Anyway, I thus reject the intelligibility or coherence or whatever of the thought experiment, even though I find myself in a room with convincing evidence that I’m faced with that scenario.

Me-1: That’s not being charitable to the thought experiment. You’re supposed to given an answer to what you’d do if, I’m stressing the “if” here: if LD has (near-)perfect powers of prediction.

Me-4: [With an unearned air of pretense] As the resident concept architect, I beg to protest…

Me-1 & Me-2: Shut up, Me-4!

Me-2: But doesn’t choosing both boxes imply a rejection of those powers of prediction? This observation underscores the importance of knowing what I’m supposed to believe about those powers. Seems to me 100% certainty in those powers only allows for a coherent choice if you take Box B, but 99% certainty opens up the small possibility for LD being wrong.

ENDING, STREAM ONE:

Me-2: [Exhausted] Ugh… anyway… this would go much better if I knew how LD makes its predictions. Did it read my blog and interview my friends, or does it just rely on the accumulative and successive interaction of arbitrarily small physical events? If I’d maybe been given a chance to do a trial run where I try to fool it… maybe I’d crack it. Anyway, it’s settled, I’m taking both.

[Grabs both boxes. Pops open Box B] There’s something here!

Me-1: Is it a check?!?

Me-2: [Excitement quickly dampens…] It’s some papers… with a Post-it note. The note says: “I knew you’d take both. Kindly, LD.”

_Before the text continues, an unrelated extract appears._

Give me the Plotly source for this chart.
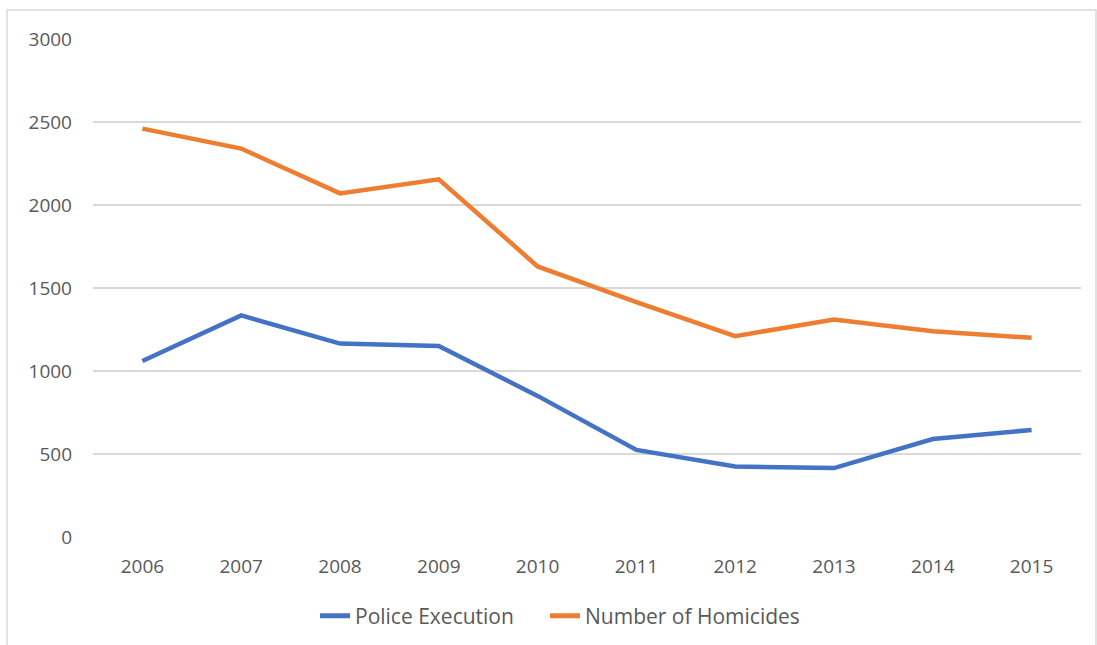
import plotly.graph_objects as go

years = ["2006", "2007", "2008", "2009", "2010", "2011", "2012", "2013", "2014", "2015"]
police_execution = [1060, 1335, 1165, 1150, 850, 525, 425, 415, 590, 645]
homicides = [2460, 2340, 2070, 2155, 1630, 1415, 1210, 1310, 1240, 1200]
y_ticks = [0, 500, 1000, 1500, 2000, 2500, 3000]

W, H = 1097, 645
L, R, T, B = 93, 16, 39, 108
pw, ph = W - L - R, H - T - B

def px(x):
    return (x - L) / pw

def py(y):
    return (H - B - y) / ph

fig = go.Figure()
fig.add_trace(go.Scatter(x=years, y=police_execution, mode="lines", name="Police Execution",
                         line=dict(color="#4472C4", width=4.5), legend="legend"))
fig.add_trace(go.Scatter(x=years, y=homicides, mode="lines", name="Number of Homicides",
                         line=dict(color="#ED7D31", width=4.5), legend="legend2"))

leg_common = dict(orientation="h", xanchor="left", yanchor="middle", y=py(616),
                  font=dict(size=21, color="#595959"), itemsizing="constant",
                  bgcolor="rgba(0,0,0,0)")

fig.update_layout(
    width=W, height=H,
    margin=dict(l=L, r=R, t=T, b=B, autoexpand=False),
    paper_bgcolor="white", plot_bgcolor="white",
    font=dict(family="Open Sans, Liberation Sans, sans-serif", size=19, color="#595959"),
    showlegend=True,
    legend=dict(x=px(315), **leg_common),
    legend2=dict(x=px(545), **leg_common),
    xaxis=dict(type="category", range=[-0.5, 9.5], showgrid=False, zeroline=False, showline=False,
               ticks="", ticklabelstandoff=16, tickfont=dict(size=19, color="#595959")),
    yaxis=dict(range=[0, 3000], tickvals=y_ticks, showgrid=True, gridcolor="#D9D9D9",
               gridwidth=1.5, zeroline=False, showline=False, ticks="",
               ticklabelstandoff=20, tickfont=dict(size=19, color="#595959")),
    shapes=[dict(type="rect", xref="paper", yref="paper",
                 x0=px(7), x1=px(1096), y0=py(660), y1=py(10),
                 line=dict(color="#D9D9D9", width=1.5), fillcolor="rgba(0,0,0,0)", layer="below")],
)

fig.write_html("out.html")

The papers look like a script. “Me-1: LD is all-knowing and never wrong. It will predict your choice. It has predicted your choice. Take only Box B and be done with it.” It’s a transcript of our conversation. It ends with, “There’s something here!” Ugh again!

Me-1: [Sarcastically] Well, at least you made the thousand, you know, because that transcript would have been in there either way.

Me-2: Shut up, Me-1.

ENDING, STREAM TWO:

Me-2: [Exhausted]Ugh… anyway… this would go much better if I knew how LD makes its predictions. If I’d maybe been given a chance to do a trial run where I try to fool it. Wait! I just remembered, I still have those x-ray specs I got yesterday at the retro shop in Williamsburg. Let’s see.

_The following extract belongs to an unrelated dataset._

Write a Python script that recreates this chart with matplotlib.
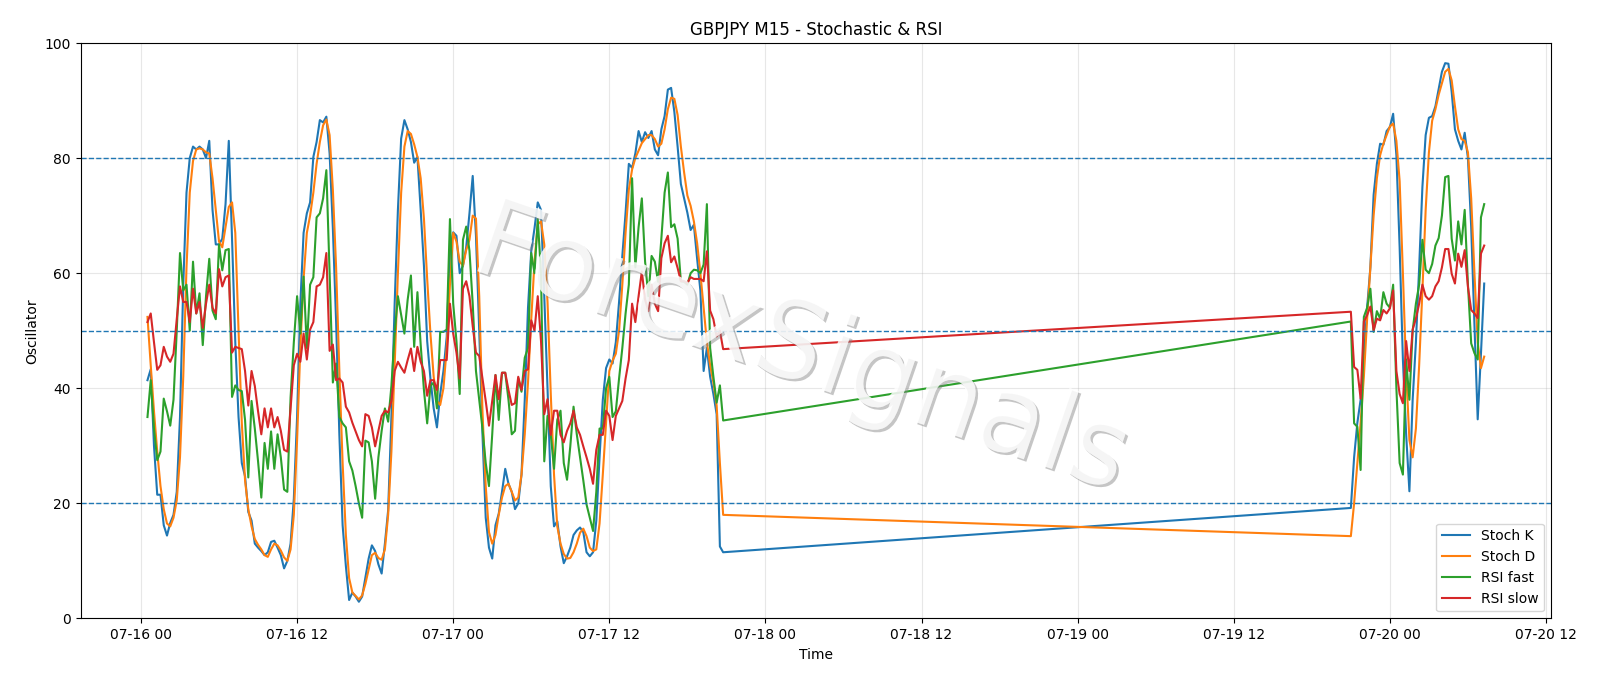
import numpy as np
import pandas as pd
import matplotlib
matplotlib.use("Agg")
import matplotlib.pyplot as plt
import matplotlib.dates as mdates
import matplotlib.patheffects as pe

# M15 bars: thursday/friday session, then the sunday open
times = pd.date_range("2020-07-16 00:30", periods=178, freq="15min").append(
    pd.date_range("2020-07-19 21:00", periods=42, freq="15min"))

stoch_k = [
    41.4, 43.3, 30, 21.5, 21.5, 16.2, 14.4, 16.6, 18, 22,
    35, 58, 74, 80, 82, 81.5, 82, 81.5, 80, 83,
    71, 65, 65, 66, 72, 83, 66, 48, 35, 27,
    24.7, 18.5, 17, 13, 12.3, 11.7, 11, 11.5, 13.3, 13.5,
    12.3, 11, 8.7, 10, 13, 20.8, 35, 54.7, 67, 70.4,
    72.3, 80.2, 82.8, 86.6, 86.2, 87.2, 80.8, 67.8, 51.5, 31.9,
    16.2, 9.1, 3.2, 4.5, 3.8, 2.9, 3.8, 7.1, 10.4, 12.7,
    11.7, 9.4, 7.8, 13, 18.8, 35, 54.7, 71, 83.4, 86.6,
    85, 82.8, 79.2, 80.2, 71, 61.3, 48.2, 41.7, 36.5, 33.2,
    39, 43, 48.9, 63.9, 67.1, 66.5, 60, 61.3, 64.5, 70.4,
    76.9, 66.5, 50, 32, 17.5, 12.3, 10.4, 16.2, 18.2, 22,
    26, 23.4, 22, 19, 20, 25, 38, 54, 63.9, 67.8,
    72.3, 71, 56, 40, 23, 16, 16.9, 12.5, 9.6, 10.8,
    12.3, 14.5, 15.3, 15.8, 15, 11.5, 10.8, 11.5, 17, 28,
    38, 43.5, 45, 44.3, 48, 55, 63, 70.5, 79, 78.3,
    80.8, 84.7, 82.8, 84.5, 83.5, 84.7, 81.5, 80.5, 85, 87.3,
    91.9, 92.2, 88, 82, 75.5, 73, 70.5, 67.5, 68.4, 62.5,
    57, 43, 47, 42, 39, 35.5, 12.5, 11.5,
    # sunday open
    19.2, 28, 34, 38, 45, 54, 61, 73.6, 79, 82.5,
    82.3, 84.7, 85.4, 87.7, 80.5, 64.5, 45, 32, 22.1, 38,
    48, 61, 75, 84, 87, 87.3, 89, 92, 95, 96.5,
    96.4, 91.5, 85, 83, 81.5, 84.4, 80, 68, 51, 34.6,
    46, 58.2,
]

stoch_d = [
    52.4, 44, 36, 29, 23, 19, 16.5, 16, 17.5, 20.5,
    28, 42, 61, 74, 79.5, 81.5, 81.7, 81.5, 81, 80.8,
    76.5, 71, 65.5, 64.5, 68, 71.5, 72.3, 67, 50, 34,
    24, 19, 16, 13.8, 12.8, 12, 11, 10.7, 12, 13,
    12.7, 11.8, 10.6, 10, 12, 18, 31, 47, 59, 67,
    70, 74, 79, 82.8, 85.7, 86.7, 84, 74.5, 61, 43,
    27, 14.5, 7, 4.5, 3.9, 3.3, 4, 6, 8.5, 11,
    11.4, 10.5, 10.2, 12, 18, 29, 44, 60, 74, 82,
    84.7, 84.2, 82.4, 80.2, 76.5, 69.5, 59, 49.5, 42, 37.8,
    37.1, 40, 46.9, 58, 67, 65.5, 62, 61.3, 64, 65.8,
    70, 69.5, 56, 36, 23, 15, 13, 14.5, 18, 21,
    23, 23.4, 22, 20.5, 21, 25, 32, 41, 52, 62,
    68.5, 69, 65, 55, 39, 25, 16, 13, 11.2, 10.4,
    10.5, 11.5, 13, 14.9, 15.6, 14.3, 12.3, 11.7, 12, 16.5,
    25, 34, 43, 44.8, 46, 50, 58, 67, 74.5, 78,
    80, 81.3, 82.6, 83.3, 84, 84, 83.3, 82, 82.5, 85,
    88.5, 90.5, 90.3, 87.5, 82, 77.5, 73.5, 71.7, 69, 65.2,
    60, 54, 48, 44, 41, 37, 27, 18,
    # sunday open
    14.3, 20, 27, 34, 42, 52, 61, 70, 76.5, 80.5,
    82.5, 84, 85.5, 86, 83, 76, 60, 43, 31, 28,
    33, 44, 57, 71, 81, 86.5, 88.5, 91, 93, 95,
    95.5, 93.5, 89, 85, 83.3, 83, 81, 73, 60, 48,
    43.5, 45.5,
]

rsi_fast = [
    35, 41.4, 33, 27.5, 29, 38.2, 36, 33.5, 38, 50,
    63.5, 57, 58, 50, 62, 53, 56.5, 47.5, 56, 62.5,
    53.5, 52, 65, 60.5, 64, 64.2, 38.5, 40.5, 39.7, 39.5,
    34.5, 24.5, 37.8, 33, 27.3, 21, 30.5, 26, 32.5, 26,
    32, 28, 22.4, 22, 38.4, 48, 56, 49.5, 59.4, 47,
    58, 59.3, 69.7, 70.4, 73, 77.9, 60, 41, 44.3, 35,
    33.9, 33.2, 27.3, 25.7, 23, 20, 17.5, 30.9, 30.6, 27.3,
    20.8, 28, 32.6, 36.5, 34.2, 40.4, 49.5, 56, 52.8, 49.5,
    55.4, 59.6, 47.2, 56.7, 47.6, 39.7, 33.9, 40.4, 41, 36.5,
    49.8, 49.8, 50.2, 69.4, 54.7, 48.2, 39, 65.8, 68.1, 63.9,
    54.7, 43, 38, 33, 27, 23, 32, 42.3, 34.5, 42.7,
    42.7, 38, 32, 32.6, 41.7, 39.4, 45.3, 47, 63.5, 60,
    69.4, 60, 27.3, 35.2, 31.9, 26, 34.5, 36.1, 27, 24.1,
    29.9, 36.8, 32, 28, 24, 19.8, 17.5, 15.2, 22, 33,
    33, 40, 42, 35, 36, 41.7, 47, 53, 58, 76.5,
    61, 68, 73, 62, 56, 63, 62, 58.5, 66, 74,
    77.5, 68, 68.5, 66, 58.6, 58.5, 58, 60, 60.6, 60.5,
    60, 61.5, 72, 47, 42, 37.5, 40.5, 34.4,
    # sunday open
    51.6, 33.9, 33.3, 25.8, 52.4, 54, 57.3, 49.8, 53.4, 52.1,
    56.7, 54.7, 54, 58, 40, 27, 25, 45, 38, 50,
    54.7, 58, 65.8, 60.6, 60, 61.6, 64.8, 66.1, 70, 76.7,
    76.9, 66, 62.2, 69, 65, 71, 58, 47.8, 46.1, 45,
    69.7, 72,
]

rsi_slow = [
    51.5, 53, 48, 43.2, 44, 47.2, 45.5, 44.6, 46, 52,
    57.7, 55, 55, 51.5, 57.3, 53, 55, 50.5, 54.7, 58,
    54, 53, 60.7, 57.7, 59.3, 59.6, 46.2, 47.2, 47, 46.8,
    43, 37, 43, 40.4, 36, 32, 36.5, 33.2, 36.5, 33.2,
    35, 32.6, 29.3, 29, 36.5, 44, 46, 44.6, 49.5, 45,
    50.2, 51.5, 57.7, 58, 59.3, 63.5, 46.5, 47.6, 41.4, 41.7,
    41, 36.8, 35.8, 34, 32.5, 31, 29.9, 35.5, 35.2, 33.2,
    29.9, 32.6, 35.2, 36.1, 35.8, 37.8, 43, 44.6, 43.6, 42.7,
    44.9, 46.9, 43, 47.2, 44.6, 43, 38.7, 41.4, 41.4, 39.7,
    44.9, 44.9, 44.9, 54.7, 49.5, 46.2, 41.7, 57.3, 58.6, 56,
    50.8, 46.2, 45.6, 41.7, 37.8, 33.5, 37.8, 42.3, 38.1, 42.7,
    42.7, 39.7, 37.1, 37.4, 42, 39.7, 43, 43.3, 51.8, 50,
    56, 48.2, 35.5, 38.1, 31.9, 36.1, 36.1, 31.9, 30.6, 32.6,
    33.9, 36.1, 33.2, 31.9, 29.9, 28, 26, 23.4, 29.3, 31.9,
    31.9, 36.1, 35.2, 31, 35.2, 36.5, 37.8, 41.7, 44.9, 54.7,
    51.5, 56, 60.3, 55.4, 53.4, 58, 54.7, 53.4, 62.6, 65.2,
    66.5, 61.9, 62.9, 60.9, 58.6, 58.6, 58.3, 59.3, 59, 59,
    59, 58.6, 63.8, 53.5, 52, 49, 50, 46.8,
    # sunday open
    53.3, 43.7, 43.2, 38.2, 51.6, 52.7, 54.2, 50.1, 52.1, 51.8,
    53.6, 53, 53.9, 57, 43, 39, 37.4, 48.2, 43, 50.2,
    52.1, 54.7, 58, 56, 55.4, 56, 57.7, 58.6, 61, 64.2,
    64.2, 59.9, 58.2, 63.4, 61.1, 64, 57.6, 53.6, 53, 52.2,
    63.4, 64.8,
]

levels = [20, 50, 80]

fig, ax = plt.subplots(figsize=(16, 6.86), dpi=100)
ax.plot(times, stoch_k, label="Stoch K", lw=1.5)
ax.plot(times, stoch_d, label="Stoch D", lw=1.5)
ax.plot(times, rsi_fast, label="RSI fast", lw=1.5)
ax.plot(times, rsi_slow, label="RSI slow", lw=1.5)
for lvl in levels:
    ax.axhline(lvl, ls="--", lw=1, color="tab:blue")

ax.set_ylim(0, 100)
ax.grid(alpha=0.3)
ax.xaxis.set_major_locator(mdates.HourLocator(byhour=[0, 12]))
ax.xaxis.set_major_formatter(mdates.DateFormatter("%m-%d %H"))
ax.set_title("GBPJPY M15 - Stochastic & RSI", fontsize=12)
ax.set_xlabel("Time")
ax.set_ylabel("Oscillator")
ax.legend(loc="lower right")

# watermark
ax.text(0.49, 0.465, "ForexSignals", transform=ax.transAxes, fontsize=78,
        color="white", alpha=0.6, rotation=-19, ha="center", va="center",
        zorder=10,
        path_effects=[pe.withSimplePatchShadow(offset=(1.8, -1.8), shadow_rgbFace="gray", alpha=0.45),
                      pe.Normal()])

fig.subplots_adjust(left=0.0504, right=0.9694, top=0.9373, bottom=0.0985)
fig.savefig("out.png")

[Puts on x-ray specs.]Ahhh… Box B has something in it! But it’s not a check or cash. It’s just a little note.

Me-1: Are you sure?

Me-2: Yes.

[Takes both boxes. Opens Box B.] It says, “You cheated. But I still win, sort of. I knew you’d see into the box. At this moment, I’m nearly certain that if you see the money in Box B, you’ll take both boxes. And that if you see Box B is empty, you’ll take both. So I predict you’ll take both. Kindly, LD.”

Me-1: Yeah, “sort of.”

Me-2: Hmmm… right… I don’t think I buy this. Does it suggest a possible reversal of the problem, creating a paradox for LD? Suppose that, instead of seeing inside the box, I’m somehow able to learn what LD predicted I’d do?

Me-1: What if LD tried to predict for another predictor? Which I guess would be like it trying to predict for it itself would do?

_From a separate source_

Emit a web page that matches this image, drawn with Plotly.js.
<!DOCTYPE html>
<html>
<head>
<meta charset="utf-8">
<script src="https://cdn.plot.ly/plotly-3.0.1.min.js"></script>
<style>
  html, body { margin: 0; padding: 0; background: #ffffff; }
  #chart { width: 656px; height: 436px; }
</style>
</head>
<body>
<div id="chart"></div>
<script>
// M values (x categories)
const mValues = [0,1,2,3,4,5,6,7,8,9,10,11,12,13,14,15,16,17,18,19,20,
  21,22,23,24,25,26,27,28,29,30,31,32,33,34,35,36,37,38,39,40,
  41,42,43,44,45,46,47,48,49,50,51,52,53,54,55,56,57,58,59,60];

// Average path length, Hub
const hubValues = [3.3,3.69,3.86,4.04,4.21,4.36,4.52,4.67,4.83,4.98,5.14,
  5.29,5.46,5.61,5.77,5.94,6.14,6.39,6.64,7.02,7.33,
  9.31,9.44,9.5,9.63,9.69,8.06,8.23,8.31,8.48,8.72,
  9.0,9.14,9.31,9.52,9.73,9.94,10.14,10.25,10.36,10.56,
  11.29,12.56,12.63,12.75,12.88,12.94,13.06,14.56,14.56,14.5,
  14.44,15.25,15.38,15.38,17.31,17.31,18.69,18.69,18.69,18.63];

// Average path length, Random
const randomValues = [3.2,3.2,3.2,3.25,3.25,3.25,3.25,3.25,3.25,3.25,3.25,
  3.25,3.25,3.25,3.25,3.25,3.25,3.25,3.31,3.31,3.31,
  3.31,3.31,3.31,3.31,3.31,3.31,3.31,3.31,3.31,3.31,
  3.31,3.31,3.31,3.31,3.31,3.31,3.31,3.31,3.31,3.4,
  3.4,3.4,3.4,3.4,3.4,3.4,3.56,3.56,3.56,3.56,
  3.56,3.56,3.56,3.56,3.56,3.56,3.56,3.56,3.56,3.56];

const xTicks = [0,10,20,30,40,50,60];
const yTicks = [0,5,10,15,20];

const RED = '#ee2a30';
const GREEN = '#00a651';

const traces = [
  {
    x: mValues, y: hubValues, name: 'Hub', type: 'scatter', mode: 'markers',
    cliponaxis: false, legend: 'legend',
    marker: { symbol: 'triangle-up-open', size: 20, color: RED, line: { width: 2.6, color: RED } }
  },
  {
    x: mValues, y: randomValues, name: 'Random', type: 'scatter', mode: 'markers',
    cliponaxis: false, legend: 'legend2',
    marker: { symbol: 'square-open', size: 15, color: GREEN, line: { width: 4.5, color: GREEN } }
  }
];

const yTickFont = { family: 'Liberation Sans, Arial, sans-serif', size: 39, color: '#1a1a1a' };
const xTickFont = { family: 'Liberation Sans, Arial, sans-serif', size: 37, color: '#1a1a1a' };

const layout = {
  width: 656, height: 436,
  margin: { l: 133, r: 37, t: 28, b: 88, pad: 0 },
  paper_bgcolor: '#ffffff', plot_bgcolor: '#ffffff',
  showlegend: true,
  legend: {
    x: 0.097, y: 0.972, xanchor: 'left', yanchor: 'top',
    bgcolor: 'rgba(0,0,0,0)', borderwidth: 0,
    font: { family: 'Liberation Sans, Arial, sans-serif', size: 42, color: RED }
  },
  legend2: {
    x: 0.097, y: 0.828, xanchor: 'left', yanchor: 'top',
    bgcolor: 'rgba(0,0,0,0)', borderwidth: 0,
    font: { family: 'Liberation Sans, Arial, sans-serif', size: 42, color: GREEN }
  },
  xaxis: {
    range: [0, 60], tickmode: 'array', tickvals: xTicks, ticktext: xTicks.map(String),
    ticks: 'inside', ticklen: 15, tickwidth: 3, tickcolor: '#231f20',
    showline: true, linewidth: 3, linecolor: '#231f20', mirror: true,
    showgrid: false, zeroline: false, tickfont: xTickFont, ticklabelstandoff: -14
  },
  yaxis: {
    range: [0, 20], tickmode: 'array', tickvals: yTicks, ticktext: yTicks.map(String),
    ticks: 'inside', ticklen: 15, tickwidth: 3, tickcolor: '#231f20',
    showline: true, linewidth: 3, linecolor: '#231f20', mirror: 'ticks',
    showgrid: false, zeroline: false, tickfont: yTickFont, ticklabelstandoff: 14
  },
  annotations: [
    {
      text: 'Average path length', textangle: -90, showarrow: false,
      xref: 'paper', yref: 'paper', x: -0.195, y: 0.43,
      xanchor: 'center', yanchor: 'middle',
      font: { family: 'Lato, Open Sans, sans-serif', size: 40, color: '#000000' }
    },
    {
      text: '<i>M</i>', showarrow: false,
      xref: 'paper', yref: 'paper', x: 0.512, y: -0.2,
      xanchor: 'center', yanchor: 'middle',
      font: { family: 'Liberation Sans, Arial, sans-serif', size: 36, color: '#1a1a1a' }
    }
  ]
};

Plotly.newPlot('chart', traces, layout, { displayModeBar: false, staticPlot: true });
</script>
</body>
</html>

Me-2: Yeah, if I had an LD-2 for predicting what LD-1 will do… I could have gone against LD-1’s prediction, and at least proved LD’s prediction wrong.

Me-1: Is that worth more to you than a million dollars?

Me-2: Maybe so. But suppose I learn what LD predicts, and LD predicts I’ll learn it. Suppose I also fully intend to do the opposite of whatever LD predicts?* Ok, I can’t process all that right now. At least I made a thousand dollars.

Me-1: That doesn’t offset the million you lost.

Me-2: I can’t lose what I never had. Besides, apparently I’m genetically predisposed to be a two-boxer, and I couldn’t change that yesterday, particularly since I didn’t know I’d be in this situation today.

Me-1: Maybe you could have, if you’d approached this problem rationally when you first learned about it three years ago. So, you did lose the million, because…

…THE END (sort of)

[*For more on this question, see my post: Laplace’s Demon Defeated by Human Consciousness. It occurs to me at this moment that it amounts to a kind of paradox to be solved by the likes of Newcomb’s (nearly?) infallible predictor.]